The petitioner claims that the questioned orders by the lower court are considered interlocutory. The case of Nepomuceno v. Salazar (G.R. 37165-66, 15 May 1989, 173 SCRA 366) discusses the nature of interlocutory order and provides as follows:

An order is interlocutory when it does not terminate or finally dispose of the case, because it leaves something to be done by the court before the case is finally decided on the merits. But an order is final when it disposes of the case, decides the same on the merits and leaves nothing to be done therefor, except the execution of the terms of the order of judgment.

On the basis of the afore-mentioned distinction, this Court rules that the order of lower court is final and not interlocutory.

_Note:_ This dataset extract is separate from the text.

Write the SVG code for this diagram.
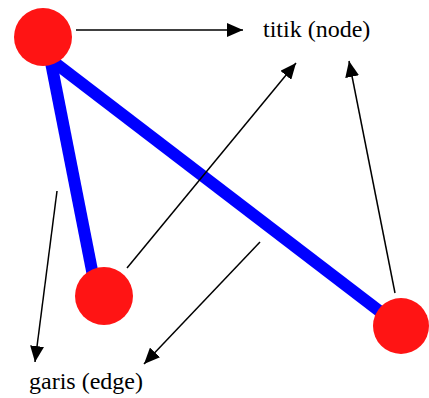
<svg xmlns="http://www.w3.org/2000/svg" width="429" height="398" viewBox="0 0 429 398">
  <style>
    .edge { stroke: #0000ff; stroke-width: 12; fill: none; }
    .node { fill: #ff1414; }
    .arrow { stroke: #000; stroke-width: 1.5; fill: none; marker-end: url(#ah); }
    .label { font-family: "Liberation Serif", "Times New Roman", serif; font-size: 24px; fill: #000; }
  </style>
  <defs>
    <marker id="ah" markerUnits="userSpaceOnUse" viewBox="0 0 16 14" refX="16" refY="7" markerWidth="16" markerHeight="14" orient="auto">
      <path d="M0,0 L16,7 L0,14 Z" fill="#000"/>
    </marker>
  </defs>
  <g id="edges">
    <line class="edge" x1="46" y1="37" x2="97" y2="296"/>
    <line class="edge" x1="46" y1="56" x2="395" y2="323"/>
  </g>
  <g id="node-a"><circle class="node" cx="43" cy="37" r="29"/></g>
  <g id="node-b"><circle class="node" cx="104" cy="296" r="29"/></g>
  <g id="node-c"><circle class="node" cx="401" cy="326" r="28"/></g>
  <g id="connectors">
    <line class="arrow" x1="76" y1="30" x2="243" y2="30"/>
    <line class="arrow" x1="127" y1="268" x2="296" y2="63"/>
    <line class="arrow" x1="395" y1="293" x2="349" y2="61"/>
    <line class="arrow" x1="57" y1="191" x2="35" y2="362"/>
    <line class="arrow" x1="260" y1="242" x2="144" y2="364"/>
  </g>
  <g id="label-node"><text class="label" x="263" y="37">titik (node)</text></g>
  <g id="label-edge"><text class="label" x="29" y="389">garis (edge)</text></g>
</svg>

Well-settled is the rule that "Interlocutory orders may not be the subject of a petition for certiorari unless issued in patent abuse of discretion." (Dela Paz, Jr. v. Intermediate Appellate Court, G.R. 71537, 17 September 1987, 154 SCRA 65).

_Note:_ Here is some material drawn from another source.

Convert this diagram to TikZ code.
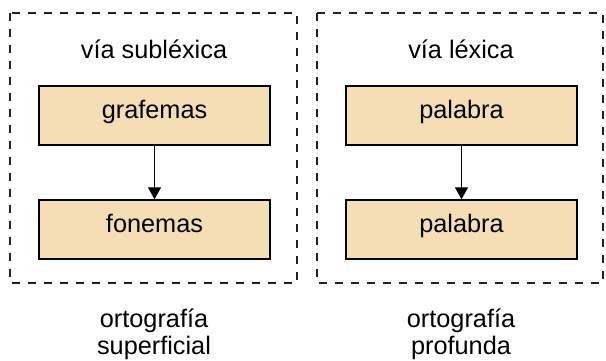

The pertinent portion of the trust receipt agreements provides:

19. If upon default by the Entrustee the Entruster shall engage the services of Legal counsel, the Entrustee agrees to pay attorney's fees equal to fifteen percent (15%) of the total amount due from the Entrustee to the Entruster but in no case less than P2,000.00 exclusive of all expenses of collection and all costs and fees allowed by law, and liquidated damages equal to fifteen percent (15%) of the total amount due but in no case less than P10,000.00. (Rollo, p. 35)

A careful perusal of the afore-quoted stipulation provided in the trust receipt agreements convinces this Court that indeed the claimant-lawyer is entitled to a reasonable attorney's fees.

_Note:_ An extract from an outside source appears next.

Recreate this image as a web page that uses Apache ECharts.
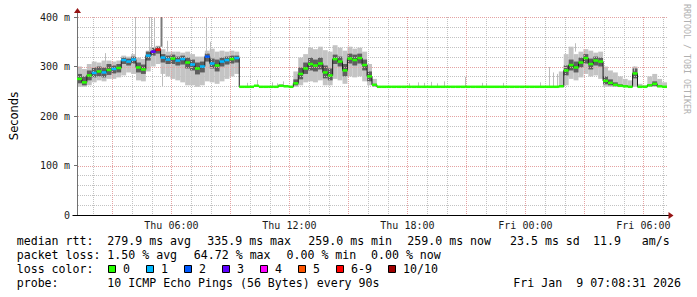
<!DOCTYPE html>
<html><head><meta charset="utf-8">
<script src="https://cdn.jsdelivr.net/npm/echarts@6/dist/echarts.min.js"></script>
<style>html,body{margin:0;padding:0;background:#fff}#c{width:697px;height:297px}</style>
</head><body><div id="c"></div>
<script>
// ---- time frame (hours since Thu 00:00) ----
const startHour = 1.2;   // Thu 01:12
const endHour = 31.2;    // Fri 07:12
const stepHours = 0.25;  // one sample per 15 min

// ---- median rtt (ms) per sample ----
const median = [
 275,268,282,287,290,288,293,295,297,313,
 310,314,298,294,322,330,334,318,314,316,
 312,315,308,304,296,300,320,306,302,310,
 313,315,317,259,259,259,261,259,259,259,
 259,261,260,259,266,285,296,305,302,306,
 288,282,315,310,292,316,313,317,303,280,
 263,259,259,259,259,259,259,259,259,259,
 259,259,259,259,259,259,259,259,259,259,
 259,259,259,259,259,259,259,259,259,259,
 259,259,259,259,259,259,259,259,260,292,
 303,298,308,317,305,312,310,271,267,263,
 261,260,259,286,259,259,262,265,260,259];

// ---- loss class per sample (index into lossNames) ----
const loss = [
 0,0,0,1,0,1,0,1,0,1,
 1,1,0,0,1,3,6,1,1,0,
 1,1,0,1,0,1,2,1,0,1,
 1,0,1,0,0,0,0,0,0,0,
 0,0,0,0,0,0,0,0,0,0,
 0,0,0,0,0,0,0,0,0,0,
 0,0,0,0,0,0,0,0,0,0,
 0,0,0,0,0,0,0,0,0,0,
 0,0,0,0,0,0,0,0,0,0,
 0,0,0,0,0,0,0,0,0,0,
 0,0,0,0,0,0,0,0,0,0,
 0,0,0,0,0,0,0,0,0,0];

// ---- smoke: outer (min..max) and core band (ms) ----
const smokeLo = [
 259,259,262,268,272,270,275,275,278,282,
 288,285,272,270,290,300,305,285,280,275,
 272,268,262,262,259,262,270,268,265,270,
 275,280,285,259,259,259,259,259,259,259,
 259,259,259,259,259,262,268,270,268,272,
 262,262,275,272,265,280,278,280,270,262,
 259,259,259,259,259,259,259,259,259,259,
 259,259,259,259,259,259,259,259,259,259,
 259,259,259,259,259,259,259,259,259,259,
 259,259,259,259,259,259,259,259,259,262,
 275,272,278,285,280,282,275,259,259,259,
 259,259,259,259,259,259,259,259,259,259];
const smokeHi = [
 300,295,305,310,308,312,312,310,312,322,
 320,325,318,315,332,338,342,335,330,330,
 330,328,330,325,320,320,332,336,330,332,
 330,332,330,259,259,259,259,259,259,259,
 259,264,262,259,290,318,325,338,335,340,
 333,330,343,338,332,340,336,338,330,305,
 275,259,259,259,259,259,259,259,259,259,
 259,259,259,259,259,259,259,259,259,259,
 259,259,259,259,259,259,259,259,259,259,
 259,259,259,259,259,259,259,259,290,325,
 340,325,330,335,332,328,330,300,292,288,
 280,275,272,300,265,262,280,285,275,268];
const coreLo = [
 266,262,272,278,280,278,283,286,288,305,
 302,306,288,285,312,322,326,308,305,305,
 302,304,296,292,284,288,310,296,290,300,
 304,306,308,259,259,259,259,259,259,259,
 259,259,259,259,262,274,285,292,290,294,
 276,272,305,300,280,306,302,306,292,270,
 260,259,259,259,259,259,259,259,259,259,
 259,259,259,259,259,259,259,259,259,259,
 259,259,259,259,259,259,259,259,259,259,
 259,259,259,259,259,259,259,259,259,282,
 292,288,298,306,294,302,300,264,262,260,
 259,259,259,276,259,259,260,261,259,259];
const coreHi = [
 285,280,292,298,300,298,305,302,305,318,
 316,320,308,304,330,338,340,325,322,324,
 320,322,318,314,308,310,326,316,314,318,
 320,322,322,259,259,259,259,259,259,259,
 259,263,261,259,274,298,308,318,314,318,
 302,296,324,320,305,326,324,326,314,290,
 265,259,259,259,259,259,259,259,259,259,
 259,259,259,259,259,259,259,259,259,259,
 259,259,259,259,259,259,259,259,259,259,
 259,259,259,259,259,259,259,259,262,302,
 314,310,318,325,316,320,318,280,274,268,
 264,262,260,296,259,259,264,270,262,259];

// ---- isolated single-ping spikes (hour, low ms, high ms, shade 0=light 1=dark) ----
const spikeHours = [2.6,4.15,4.85,4.95,5.1,5.45,5.5,5.8,7.75,7.95,9.85,10.35,11.1,11.35,11.65,18.1,18.55,18.85,19.2,19.5,19.85,20.95,21.8,22.0,22.85,24.75,25.2,25.4,25.6,26.5,29.5];
const spikeLow   = [310,320,330,330,335,340,259,330,325,330,259,259,259,259,259,259,259,259,259,259,259,259,259,259,259,259,259,259,259,330,290];
const spikeHigh  = [327,400,400,400,400,400,300,352,400,350,267,273,268,266,270,266,268,267,269,266,270,279,267,266,267,268,299,288,285,347,300];
const spikeShade = [0,0,0,0,0,1,0,0,0,0,0,0,0,0,0,0,0,0,0,0,0,0,0,0,0,0,0,0,0,0,0];

// ---- axes / grid ----
const yTicks = [0,100,200,300,400];
const yMinorGrid = [20,40,60,80,120,140,160,180,220,240,260,280,320,340,360,380];
const yMajorGrid = [100,200,300,400];
const xLabelHours = [6,12,18,24,30];
const xLabelNames = ['Thu 06:00','Thu 12:00','Thu 18:00','Fri 00:00','Fri 06:00'];
const xMinorGrid = [2,4,5,7,8,10,11,13,14,16,17,19,20,22,23,25,26,28,29,31];
const xMajorGrid = [3,6,9,12,15,18,21,24,27,30];

// ---- legend ----
const lossNames  = ['0','1','2','3','4','5','6-9','10/10'];
const lossColors = ['#26ff00','#00b8ff','#0059ff','#5e00ff','#ff00ff','#ff5500','#ff0000','#a00000'];
const rttStats   = ['279.9 ms avg','335.9 ms max','259.0 ms min','259.0 ms now','23.5 ms sd','11.9','am/s'];
const lossStats  = ['1.50 % avg','64.72 % max','0.00 % min','0.00 % now'];
const probeText  = '10 ICMP Echo Pings (56 Bytes) every 90s';
const dateParts  = ['Fri Jan','9 07:08:31 2026'];

const GRID_MINOR = '#c2c2c2', GRID_MAJOR = '#e4a2a2';
const half = stepHours / 2;
const T = median.map((_, i) => startHour + stepHours * (i + 0.5));

const chart = echarts.init(document.getElementById('c'), null, {renderer: 'svg', width: 697, height: 297});

function band(lo, hi, color, z) {
  return {
    type: 'custom', z: z, silent: true, clip: true, itemStyle: {color: color},
    data: T.map((t, i) => [t, lo[i], hi[i]]),
    encode: {x: 0, y: [1, 2]},
    renderItem: (p, api) => {
      const t = api.value(0), a = api.value(1), b = api.value(2);
      if (!(b > a)) return {type: 'group', children: []};
      const p0 = api.coord([t - half, b]), p1 = api.coord([t + half, a]);
      return {type: 'rect', shape: {x: p0[0], y: p0[1], width: p1[0] - p0[0], height: p1[1] - p0[1]}, style: {fill: color}};
    }
  };
}
function vGrid(hours, color) {
  return {
    type: 'custom', z: 3, silent: true, itemStyle: {color: color},
    data: hours.map(h => [h, 0]),
    encode: {x: 0, y: 1},
    renderItem: (p, api) => {
      const h = api.value(0);
      const a = api.coord([h, 0]), b = api.coord([h, 400]);
      const x = Math.round(a[0]) + 0.5;
      return {type: 'line', shape: {x1: x, y1: Math.round(b[1]), x2: x, y2: Math.round(a[1])},
        style: {stroke: color, fill: null, lineWidth: 1, lineDash: [1, 1]}};
    }
  };
}
function hGrid(vals, color) {
  return {
    type: 'custom', z: 3, silent: true, itemStyle: {color: color},
    data: vals.map(v => [startHour, v]),
    encode: {x: 0, y: 1},
    renderItem: (p, api) => {
      const v = api.value(1);
      const a = api.coord([startHour, v]), b = api.coord([endHour, v]);
      const y = Math.round(a[1]) + 0.5;
      return {type: 'line', shape: {x1: Math.round(a[0]) + 1, y1: y, x2: Math.round(b[0]), y2: y},
        style: {stroke: color, fill: null, lineWidth: 1, lineDash: [1, 1]}};
    }
  };
}

chart.setOption({
  animation: false,
  backgroundColor: '#fff',
  grid: {left: 67, right: 30, top: 17, bottom: 82, containLabel: false},
  xAxis: {
    type: 'value', min: startHour, max: endHour, z: 4,
    axisLine: {show: true, onZero: false, lineStyle: {color: '#000', width: 1}},
    axisTick: {show: false},
    axisLabel: {customValues: xLabelHours, formatter: v => xLabelNames[xLabelHours.indexOf(v)] || '',
      fontFamily: 'DejaVu Sans Mono', fontSize: 10, color: '#1a1a1a', margin: 5},
    splitLine: {show: false}
  },
  yAxis: {
    type: 'value', min: 0, max: 400, interval: 20, z: 4,
    axisLine: {show: true, lineStyle: {color: '#707070'}},
    axisTick: {show: true, customValues: yTicks, length: 3, lineStyle: {color: '#707070'}},
    axisLabel: {customValues: yTicks, formatter: v => v === 0 ? '0' : v + ' m',
      fontFamily: 'DejaVu Sans Mono', fontSize: 10, color: '#1a1a1a', margin: 7},
    splitLine: {show: false},
    name: 'Seconds', nameLocation: 'middle', nameGap: 57,
    nameTextStyle: {fontFamily: 'DejaVu Sans', fontSize: 11.5, color: '#000'}
  },
  series: [
    band(smokeLo, smokeHi, '#c4c4c4', 2),
    band(coreLo, coreHi, '#5e5e5e', 2),
    {
      type: 'custom', z: 2, silent: true, itemStyle: {color: '#bdbdbd'},
      data: spikeHours.map((h, i) => [h, spikeLow[i], spikeHigh[i], spikeShade[i]]),
      encode: {x: 0, y: [1, 2]},
      renderItem: (p, api) => {
        const h = api.value(0), dark = api.value(3) === 1;
        const a = api.coord([h, api.value(1)]), b = api.coord([h, api.value(2)]);
        const x = Math.round(a[0]) + 0.5;
        return {type: 'line', shape: {x1: x, y1: a[1], x2: x, y2: b[1]},
          style: {stroke: dark ? '#7a7a7a' : '#bdbdbd', lineWidth: dark ? 2 : 1}};
      }
    },
    hGrid(yMinorGrid, GRID_MINOR),
    vGrid(xMinorGrid, GRID_MINOR),
    hGrid(yMajorGrid, GRID_MAJOR),
    vGrid(xMajorGrid, GRID_MAJOR),
    {
      type: 'line', z: 5, silent: true, step: 'middle', symbol: 'none',
      data: T.map((t, i) => [t, median[i]]),
      itemStyle: {color: '#1a1a1a'},
      lineStyle: {color: '#1a1a1a', width: 1}
    },
    {
      type: 'custom', z: 6, silent: true, itemStyle: {color: lossColors[0]},
      data: T.map((t, i) => [t, median[i], loss[i]]),
      encode: {x: 0, y: 1},
      renderItem: (p, api) => {
        const t = api.value(0), v = api.value(1), l = api.value(2);
        const a = api.coord([t - half, v]), b = api.coord([t + half, v]);
        return {type: 'rect', shape: {x: a[0], y: a[1] - 1.25, width: b[0] - a[0], height: 2.5}, style: {fill: lossColors[l]}};
      }
    }
  ]
});

// ---- decorations and text block ----
const g = [];
const MONO = 'DejaVu Sans Mono', FS = 11.6;
function txt(x, y, s, align) {
  g.push({type: 'text', x: x, y: y, silent: true,
    style: {text: s, fontFamily: MONO, fontSize: FS, fill: '#000', textAlign: align || 'left', textVerticalAlign: 'middle', align: align || 'left', verticalAlign: 'middle'}});
}
const pTop = chart.convertToPixel({gridIndex: 0}, [startHour, 400]);
const pEnd = chart.convertToPixel({gridIndex: 0}, [endHour, 0]);
const ax = Math.round(pTop[0]) + 0.5, ay = Math.round(pEnd[1]) + 0.5;
g.push({type: 'line', silent: true, z: 10, shape: {x1: ax, y1: pTop[1], x2: ax, y2: pTop[1] - 4}, style: {stroke: '#707070', lineWidth: 1}});
g.push({type: 'polygon', silent: true, z: 10, shape: {points: [[ax - 3.5, pTop[1] - 4], [ax + 3.5, pTop[1] - 4], [ax, pTop[1] - 9]]}, style: {fill: '#961414'}});
g.push({type: 'line', silent: true, z: 10, shape: {x1: ax - 5, y1: ay, x2: ax, y2: ay}, style: {stroke: '#000', lineWidth: 1}});
g.push({type: 'line', silent: true, z: 10, shape: {x1: pEnd[0], y1: ay, x2: pEnd[0] + 2, y2: ay}, style: {stroke: '#000', lineWidth: 1}});
g.push({type: 'polygon', silent: true, z: 10, shape: {points: [[pEnd[0] + 1.5, ay - 3.5], [pEnd[0] + 1.5, ay + 3.5], [pEnd[0] + 6.5, ay]]}, style: {fill: '#961414'}});
g.push({type: 'text', x: 687, y: 4, rotation: -Math.PI / 2, silent: true,
  style: {text: 'RRDTOOL / TOBI OETIKER', fontFamily: MONO, fontSize: 8.3, fill: '#b0b0b0', textAlign: 'left', textVerticalAlign: 'middle', align: 'left', verticalAlign: 'middle'}});

const rowY = [241, 255, 269, 283];
txt(16.7, rowY[0], 'median rtt:');
[107.3, 207.3, 308.3, 407.3, 510, 593, 641.7].forEach((x, i) => txt(x, rowY[0], rttStats[i]));
txt(16.7, rowY[1], 'packet loss:');
[107.3, 193.8, 286.5, 371].forEach((x, i) => txt(x, rowY[1], lossStats[i]));
txt(16.7, rowY[2], 'loss color:');
let bx = 108;
lossNames.forEach((n, i) => {
  g.push({type: 'rect', silent: true, shape: {x: bx + 0.5, y: rowY[2] - 3.5, width: 7, height: 7}, style: {fill: lossColors[i], stroke: '#000', lineWidth: 1}});
  txt(bx + 15, rowY[2], n);
  bx += 15 + n.length * 7.0 + 16;
});
txt(16.7, rowY[3], 'probe:');
txt(107.3, rowY[3], probeText);
txt(513.3, rowY[3], dateParts[0]);
txt(576.3, rowY[3], dateParts[1]);

chart.setOption({graphic: g});
</script>
</body></html>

Notwithstanding the fact that petitioner is not a party to the retainer contract between respondent and claimant-lawyer and alleges not to be a privy to the trust agreements, "the relation of attorney and client may exist even though a third person pays or is to pay for the attorney's services." (U.S. Everett v. Alpha Portland Cement Co., 225 F. 931). Furthermore, the law recognizes the validity of stipulation included in negotiable instruments and mortgages with respect to attorney's fees in the form of penalty provided that they are not unreasonable or unconscionable. (Philippine Engineering Co. v. Green, G.R. No. 24486, December 16, 1925, 48 Phil. 466).

All premises considered, this Court is convinced that the lower court did not commit grave abuse of discretion in awarding attorney's fees to respondent Atty. Agaton since such an award is based on the evidence presented by the parties before the lower court and on law. And since the jurisdiction of the lower court is not in question, We hold that the respondent Court of Appeals did not err in dismissing the petition, thereby affirming the lower court's decision.

ACCORDINGLY, this petition is DISMISSED with costs against the petitioner.

SO ORDERED.

Narvasa, Cruz, Gancayco and Griño-Aquino, JJ., concur.